June 18, 2021 | Investopaper
The excess liquidity in the banking system has come down sharply in the recent weeks. Market liquidity is under pressure as the government is raising internal debt. At the same time of the last fiscal year, banks and financial institutions had about Rs 200 billion liquidity. According to NRB, there is only around Rs 21 billion more liquidity in the financial system till Tuesday.
This amount also includes the SLF facility taken by banks and financial institutions from NRB. The amount taken through SLF should be returned after one week. BFIs have to avail Sustainable Liquidity Facility (SLF) from NRB to maintain loan-to-deposit-capital (CCD) ratio. Banks have also stopped getting inter-bank loans due to lack of money. Interbank interest rates rose to 4.7 percent on Tuesday.

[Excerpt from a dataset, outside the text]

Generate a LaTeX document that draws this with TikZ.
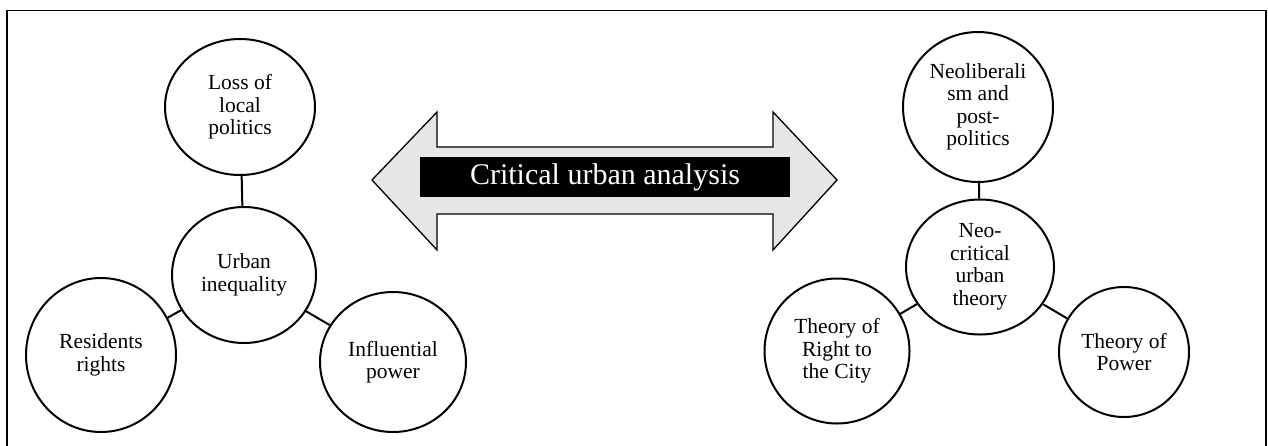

As liquidity declines, banks’ CCD ratios are also under pressure. According to the NRB, the average CCD ratio of banks was 80 percent. According to the current directive, banks can disburse loans up to 85 percent of the loan-to-deposit ratio.
Chairman of the Bankers’ Association Bhuvan Dahal, on the other hand, said that the banks and financial institutions have sufficient funds for the flow of credit even though the liquidity in the banks has decreased for the time being. He said banks have invested around Rs 60 billion in government securities in the last two to three weeks, which has led to a lack of liquidity.
This problem will be solved soon as government expenditure will increase in the last month of the current fiscal year.